The first half of Dark Horse offers some of the most taboo-free comedy of Solondz’s career and it briefly seems as though the cult director may have created his first movie since Welcome To The Dollhouse to have a shot at mainstream success. Abe’s clearly a deeply stunted social misfit, but at least he’s irrationally content and seems to have a shot at the girl. Though rather quickly the filmmaker who is incapable of pandering makes it clear that Abe’s immaturity is not some cute affectation or defense mechanism. He’s damaged and possibly psychotic, while Miranda is using him purely to pretend she has a shot at a normal life. The film is hardly a celebration of the manchild phenomena. The lifestyle is shown to be a product of insecurity, neuroses, and delusion with Abe’s active fantasy life gradually taking over his fragile reality. Though empathetic, there’s nothing cute about these regressed characters. They’re sick and Solondz explores the hows and whys through his patented brand of comedy designed purely to create those special kinds of laughs that stick in your throat and (god-forbid) provoke thought.

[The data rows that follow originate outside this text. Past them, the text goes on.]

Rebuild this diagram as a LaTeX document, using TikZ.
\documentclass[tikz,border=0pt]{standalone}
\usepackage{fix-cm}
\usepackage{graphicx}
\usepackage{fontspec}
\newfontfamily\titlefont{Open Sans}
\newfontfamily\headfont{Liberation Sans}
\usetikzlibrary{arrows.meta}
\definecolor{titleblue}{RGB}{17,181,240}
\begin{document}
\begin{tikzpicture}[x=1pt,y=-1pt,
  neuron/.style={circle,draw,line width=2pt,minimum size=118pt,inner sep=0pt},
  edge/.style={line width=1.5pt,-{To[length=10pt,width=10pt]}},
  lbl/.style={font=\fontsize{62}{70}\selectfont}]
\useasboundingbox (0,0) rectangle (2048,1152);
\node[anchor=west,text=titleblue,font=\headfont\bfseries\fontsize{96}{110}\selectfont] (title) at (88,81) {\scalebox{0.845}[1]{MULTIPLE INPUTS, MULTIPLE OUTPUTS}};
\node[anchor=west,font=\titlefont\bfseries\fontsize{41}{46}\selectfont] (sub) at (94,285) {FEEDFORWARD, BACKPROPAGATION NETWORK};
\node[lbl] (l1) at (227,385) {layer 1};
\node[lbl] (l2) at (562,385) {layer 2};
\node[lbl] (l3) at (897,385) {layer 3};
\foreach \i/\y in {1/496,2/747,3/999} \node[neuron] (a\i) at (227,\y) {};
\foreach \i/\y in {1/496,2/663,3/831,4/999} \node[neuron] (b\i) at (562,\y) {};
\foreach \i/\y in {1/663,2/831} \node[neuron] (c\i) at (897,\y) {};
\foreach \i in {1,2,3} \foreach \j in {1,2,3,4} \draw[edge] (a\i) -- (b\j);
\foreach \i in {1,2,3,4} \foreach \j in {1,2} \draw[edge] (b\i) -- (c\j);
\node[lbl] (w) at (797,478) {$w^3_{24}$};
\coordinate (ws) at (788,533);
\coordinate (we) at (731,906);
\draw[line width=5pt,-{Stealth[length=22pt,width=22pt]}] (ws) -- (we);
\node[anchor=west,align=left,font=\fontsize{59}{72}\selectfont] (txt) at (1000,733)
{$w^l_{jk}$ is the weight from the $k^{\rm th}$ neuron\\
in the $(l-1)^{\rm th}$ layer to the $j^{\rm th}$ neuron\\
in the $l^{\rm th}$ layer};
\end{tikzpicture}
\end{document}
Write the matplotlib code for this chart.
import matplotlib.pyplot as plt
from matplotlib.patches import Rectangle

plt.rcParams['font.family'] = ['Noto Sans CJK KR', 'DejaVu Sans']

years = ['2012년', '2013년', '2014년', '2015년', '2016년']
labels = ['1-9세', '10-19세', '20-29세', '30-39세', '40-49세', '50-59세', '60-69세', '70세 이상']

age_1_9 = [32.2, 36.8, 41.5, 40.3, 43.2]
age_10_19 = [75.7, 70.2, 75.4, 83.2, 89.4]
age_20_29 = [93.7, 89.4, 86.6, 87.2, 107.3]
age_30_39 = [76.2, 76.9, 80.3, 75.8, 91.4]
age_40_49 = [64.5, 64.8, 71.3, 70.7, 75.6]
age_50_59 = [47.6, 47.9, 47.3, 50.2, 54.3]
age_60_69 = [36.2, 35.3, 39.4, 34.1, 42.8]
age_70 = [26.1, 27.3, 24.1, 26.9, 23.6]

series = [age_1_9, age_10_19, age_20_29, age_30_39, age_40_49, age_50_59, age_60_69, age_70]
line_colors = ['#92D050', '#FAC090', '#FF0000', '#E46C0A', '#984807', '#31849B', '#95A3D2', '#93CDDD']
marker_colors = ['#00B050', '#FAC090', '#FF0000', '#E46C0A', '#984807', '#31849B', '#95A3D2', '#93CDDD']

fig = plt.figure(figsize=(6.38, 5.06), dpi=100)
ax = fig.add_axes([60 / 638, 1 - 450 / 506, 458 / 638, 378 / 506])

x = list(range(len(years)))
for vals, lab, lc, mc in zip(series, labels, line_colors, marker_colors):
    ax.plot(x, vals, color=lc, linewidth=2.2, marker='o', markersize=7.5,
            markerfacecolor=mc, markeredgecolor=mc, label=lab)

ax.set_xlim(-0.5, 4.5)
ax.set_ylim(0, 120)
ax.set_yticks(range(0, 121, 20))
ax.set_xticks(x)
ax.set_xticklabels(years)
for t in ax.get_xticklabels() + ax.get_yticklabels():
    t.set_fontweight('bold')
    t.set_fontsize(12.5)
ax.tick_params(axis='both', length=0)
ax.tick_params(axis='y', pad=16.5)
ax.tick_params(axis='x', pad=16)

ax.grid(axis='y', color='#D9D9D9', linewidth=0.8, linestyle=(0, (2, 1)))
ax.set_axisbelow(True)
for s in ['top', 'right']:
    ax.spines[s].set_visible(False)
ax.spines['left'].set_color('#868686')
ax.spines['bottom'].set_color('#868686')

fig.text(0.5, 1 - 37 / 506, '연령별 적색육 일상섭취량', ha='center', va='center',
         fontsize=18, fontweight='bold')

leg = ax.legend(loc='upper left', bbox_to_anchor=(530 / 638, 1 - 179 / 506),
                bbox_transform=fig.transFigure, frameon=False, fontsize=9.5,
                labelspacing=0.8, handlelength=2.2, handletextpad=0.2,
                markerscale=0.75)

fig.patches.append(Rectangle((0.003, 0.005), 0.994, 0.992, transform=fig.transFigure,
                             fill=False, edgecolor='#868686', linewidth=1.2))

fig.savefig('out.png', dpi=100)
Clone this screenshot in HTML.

As always, Solondz’s cast is spectacular. While inevitably the likes of Zach Galifianakis or Jonah Hill petitioned for the central role, Jordan Gelber is oddly perfect. His character is happy only when lying to himself, which occurs constantly. Mia Farrow is tragically sweet as his mother while Christopher Walken appears at his dead-eyed, deadpan comedy best as a weak father stretched to his breaking point (and really, it was inevitable that Walken would work for Solondz eventually. They were made for each other). Selma Blair delivers her best performance in years as a deeply depressed and self-loathing variation on her role in Solondz’ Storytelling. Others in the cast stand out as well (including Broadway veteran Donna Murphy who is heartbreakingly funny as Walken’s empathetic assistant and Abe’s fantasy crush), but really that should come as no surprise given that Solondz is known for understated directing and carefully crafted characters. He tends to always get extraordinary work out of his actors, possibly as a result of the fact that screenplays this strong and varied are so rarely found in Hollywood.
As with any Solondz movie, Dark Horse is far from universally appealing, but it will at least play for more people than his last two almost experimental films (Life During Wartime and the abortion meta-dramedy Palindromes). The film doesn’t quite have the emotional depth and black comic bile as Happiness. It’s lighter fair for Solondz, which still means that its incredibly dark and fucked up when compared to normal movies. However there’s a chance this might appeal to a few more broad audience members than anything he’s made since the 90s. Dark Horse should be something of a Solondz gateway drug. It’s a bleakly funny and insightful study of a disturbed societal outcast that’ll warm you up for the harder stuff available in the director’s back catalogue.